20140104_R4

Source: BBC Radio 4: Today Programme

URL: N/A

Date: 04/01/2014

Event: Beddington: current weather due to "greenhouse gases that were in the atmosphere in the 1990s"

Attribution: BBC Radio 4

People:

    • Sir John Beddington: Former UK Government Chief Scientist
    • James Naughtie: Presenter, BBC Radio 4 Today programme

James Naughtie: The question in many people's minds is whether this is one of the occasional periods of wild weather that have always come along, from time to time, or whether we should be preparing to get used to more of these exceptional events. Are they becoming more regular visitors? Professor Sir John Beddington is the former Government Chief Scientific Advisor, now Professor of Natural Resources Management, Senior Advisor at the Oxford Martin School at Oxford University. Morning, Sir John.

Sir John Beddington: Good morning.

James Naughtie: Um, what's your own view about how we should take this particular period? Because I notice on the Met Office website, it says - and I quote - "It's impossible to point at a single weather event and put it down to climate change. Instead, we talk about probabilities." How do you think we should look at this?

Sir John Beddington: Well, I think the Met Office comment is a little obscure, but actually correct. It's pretty much impossible to attribute any particular weather event to climate change. But what we have - what we can expect to see is an increasing frequency of extreme events. So you might have something that occurs once in 100 years, like the 2007 floods - now that was once every 100 years or so. That is likely to become more frequent, as we move forward.

James Naughtie: Why?

Sir John Beddington: Well, it's to do with climate change. And one of the things that I don't think is really appreciated is that there's a big delay in terms of the effect that greenhouse gases have on climate and weather. So, for example, the weather we're currently experiencing in our climate is being determined pretty much by the greenhouse gases that were in the atmosphere in the 1990s - there's about a 20 [year] or so time lag.

James Naughtie: You mean that the excess greenhouse gas from that period is producing an increased incidence of severe weather in our particular climate, in this country?

Sir John Beddington: Well, it's affecting the climate, and I think we have - all the analysis shows that as the climate change, er, carries on, you get an increasing frequency of severe weather events, whether they're - as we're currently experiencing - in floods, but also droughts.

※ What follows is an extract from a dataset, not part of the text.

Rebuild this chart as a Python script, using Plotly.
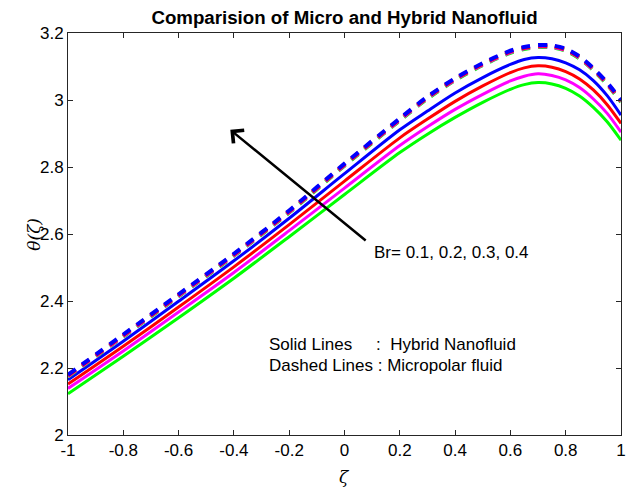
import plotly.graph_objects as go

zeta = [-1.0, -0.8, -0.6, -0.4, -0.2, 0.0, 0.2, 0.3, 0.4, 0.5, 0.6, 0.65, 0.7, 0.75, 0.8, 0.85, 0.9, 0.95, 1.0]

# Hybrid nanofluid (solid), Br = 0.1..0.4
solid_green   = [2.123, 2.235, 2.350, 2.468, 2.592, 2.718, 2.843, 2.898, 2.948, 2.993, 3.032, 3.046, 3.052, 3.048, 3.035, 3.012, 2.978, 2.935, 2.880]
solid_magenta = [2.139, 2.251, 2.367, 2.485, 2.610, 2.737, 2.864, 2.920, 2.972, 3.017, 3.057, 3.071, 3.078, 3.073, 3.060, 3.037, 3.003, 2.960, 2.904]
solid_red     = [2.152, 2.265, 2.382, 2.502, 2.628, 2.758, 2.887, 2.943, 2.996, 3.042, 3.082, 3.096, 3.102, 3.098, 3.085, 3.063, 3.030, 2.986, 2.930]
solid_blue    = [2.165, 2.280, 2.399, 2.520, 2.647, 2.780, 2.911, 2.967, 3.021, 3.067, 3.106, 3.121, 3.127, 3.123, 3.111, 3.090, 3.058, 3.013, 2.955]

# Micropolar fluid (dashed), Br = 0.1..0.4
dash_green    = [2.174, 2.294, 2.414, 2.535, 2.664, 2.804, 2.939, 3.004, 3.059, 3.104, 3.141, 3.152, 3.158, 3.157, 3.147, 3.124, 3.089, 3.046, 2.994]
dash_magenta  = [2.176, 2.296, 2.416, 2.537, 2.666, 2.806, 2.941, 3.006, 3.061, 3.106, 3.143, 3.154, 3.160, 3.159, 3.149, 3.126, 3.091, 3.048, 2.996]
dash_red      = [2.178, 2.298, 2.418, 2.539, 2.668, 2.808, 2.943, 3.008, 3.063, 3.108, 3.145, 3.156, 3.162, 3.161, 3.151, 3.128, 3.093, 3.050, 2.998]
dash_blue     = [2.180, 2.300, 2.420, 2.541, 2.670, 2.810, 2.945, 3.010, 3.065, 3.110, 3.147, 3.158, 3.164, 3.163, 3.153, 3.130, 3.095, 3.052, 3.000]

x_ticks = [-1, -0.8, -0.6, -0.4, -0.2, 0, 0.2, 0.4, 0.6, 0.8, 1]
x_tick_text = ["-1", "-0.8", "-0.6", "-0.4", "-0.2", "0", "0.2", "0.4", "0.6", "0.8", "1"]
y_ticks = [2, 2.2, 2.4, 2.6, 2.8, 3, 3.2]
y_tick_text = ["2", "2.2", "2.4", "2.6", "2.8", "3", "3.2"]

FONT = "Liberation Sans, Arial, sans-serif"
FS = 17

fig = go.Figure()

for ys, col in [(solid_green, "#00ff00"), (solid_magenta, "#ff00ff"),
                (solid_red, "#ff0000"), (solid_blue, "#0000ff")]:
    fig.add_trace(go.Scatter(x=zeta, y=ys, mode="lines",
                             line=dict(color=col, width=3, shape="spline", smoothing=0.8),
                             showlegend=False, hoverinfo="skip"))

for ys, col in [(dash_green, "#00ff00"), (dash_magenta, "#ff00ff"),
                (dash_red, "#ff0000"), (dash_blue, "#0000ff")]:
    fig.add_trace(go.Scatter(x=zeta, y=ys, mode="lines",
                             line=dict(color=col, width=4, dash="9px,8px", shape="spline", smoothing=0.8),
                             showlegend=False, hoverinfo="skip"))

# arrow
fig.add_annotation(x=-0.413, y=2.911, ax=0.082, ay=2.577, xref="x", yref="y",
                   axref="x", ayref="y", text="", showarrow=True,
                   arrowhead=4, arrowsize=1.3, arrowwidth=2.5, arrowcolor="black")

fig.add_annotation(x=0.10, y=2.545, xref="x", yref="y", text="Br= 0.1, 0.2, 0.3, 0.4",
                   showarrow=False, xanchor="left", yanchor="middle",
                   font=dict(family=FONT, size=FS, color="black"))
fig.add_annotation(x=-0.28, y=2.270, xref="x", yref="y", text="Solid Lines",
                   showarrow=False, xanchor="left", yanchor="middle",
                   font=dict(family=FONT, size=FS, color="black"))
fig.add_annotation(x=0.1075, y=2.270, xref="x", yref="y", text=":&nbsp; Hybrid Nanofluid",
                   showarrow=False, xanchor="left", yanchor="middle",
                   font=dict(family=FONT, size=FS, color="black"))
fig.add_annotation(x=-0.28, y=2.207, xref="x", yref="y",
                   text="Dashed Lines : Micropolar fluid",
                   showarrow=False, xanchor="left", yanchor="middle",
                   font=dict(family=FONT, size=FS, color="black"))

# axis titles
fig.add_annotation(x=0, y=-0.105, xref="x", yref="paper", text="<i>ζ</i>",
                   showarrow=False, yanchor="middle",
                   font=dict(family="DejaVu Serif, serif", size=17, color="black"))
fig.add_annotation(x=-0.062, y=0.5, xref="paper", yref="paper", text="<i>θ(ζ)</i>",
                   showarrow=False, textangle=-90, xanchor="center",
                   font=dict(family="DejaVu Serif, serif", size=17, color="black"))

fig.update_layout(
    width=628, height=487,
    margin=dict(l=68, r=2, t=33, b=52),
    paper_bgcolor="white", plot_bgcolor="white",
    title=dict(text="<b>Comparision of Micro and Hybrid Nanofluid</b>",
               x=0.5, xref="paper", y=1 - 17 / 487, yanchor="middle",
               font=dict(family=FONT, size=18.7, color="black")),
    font=dict(family=FONT, size=FS, color="black"),
)

fig.update_xaxes(range=[-1, 1], tickvals=x_ticks, ticktext=x_tick_text,
                 showgrid=False, zeroline=False, showline=True, linecolor="#262626",
                 linewidth=1, mirror="allticks", ticks="inside", ticklen=5,
                 ticklabeloverflow="allow",
                 tickcolor="#262626", tickfont=dict(family=FONT, size=FS, color="black"))
fig.update_yaxes(range=[2, 3.2], tickvals=y_ticks, ticktext=y_tick_text,
                 showgrid=False, zeroline=False, showline=True, linecolor="#262626",
                 linewidth=1, mirror="allticks", ticks="inside", ticklen=5,
                 ticklabeloverflow="allow",
                 tickcolor="#262626", tickfont=dict(family=FONT, size=FS, color="black"))

fig.write_html("out.html")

James Naughtie: You see - I - I think some people listening, who may be instinctively sceptical about this analysis, will say "Look, there's always been bad weather." If you look at the records - farmers will know from folklore, that they've heard of floods, storms in these particular years, everyone will know the story. Is it just one of those times?

Sir John Beddington: No, it's a reasonable point to make, of course there's always been extreme events. But I think what we're expecting - and actually starting to see evidence of - is an increasing frequency of these extreme events. Now, it's difficult to attribute a particular event to climate change, but it's the frequency, and therefore the patterns, of weather that we're actually seeing. And, you know, we can look back and it can be argued about, but I think the overall analysis is saying that we should have an expectation that the frequency of extreme events is going to become more regular.

James Naughtie: Because those greenhouse gases that you mentioned in the '90s, our emissions, haven't significantly changed since then, therefore if what we're seeing now is - in part, at least - a consequence of that, we can expect more of the same.

Sir John Beddington: Very much so, because of course greenhouse gas emissions have not declined since the 1990s, and what's in the atmosphere now is rather more than there was in the 1990s. So, if we look 20 years forward from now, about the time delay you see, we have an expectation that things are actually going to get worse, in terms of the frequency of these extreme events.

I think the key thing is operating on two time scales, though. One is that we really have got to be very good at predicting over the short term, you know. Operations like the Met Office and the Environment Agency do a pretty good job in predicting over the relatively short term, both what we're going to experience, where it's going to happen and when it's going to happen. And that's really, really important, and the emergency services are reacting to that.

But on a longer time scale, we've got to expect that there is going to be an increasing frequency, and that's going to affect the way we actually plan our infrastructure, and indeed the way, for example, your earlier comment, about the way agriculture operates.

James Naughtie: Professor Sir John Beddington, at Oxford, thanks very much for joining us.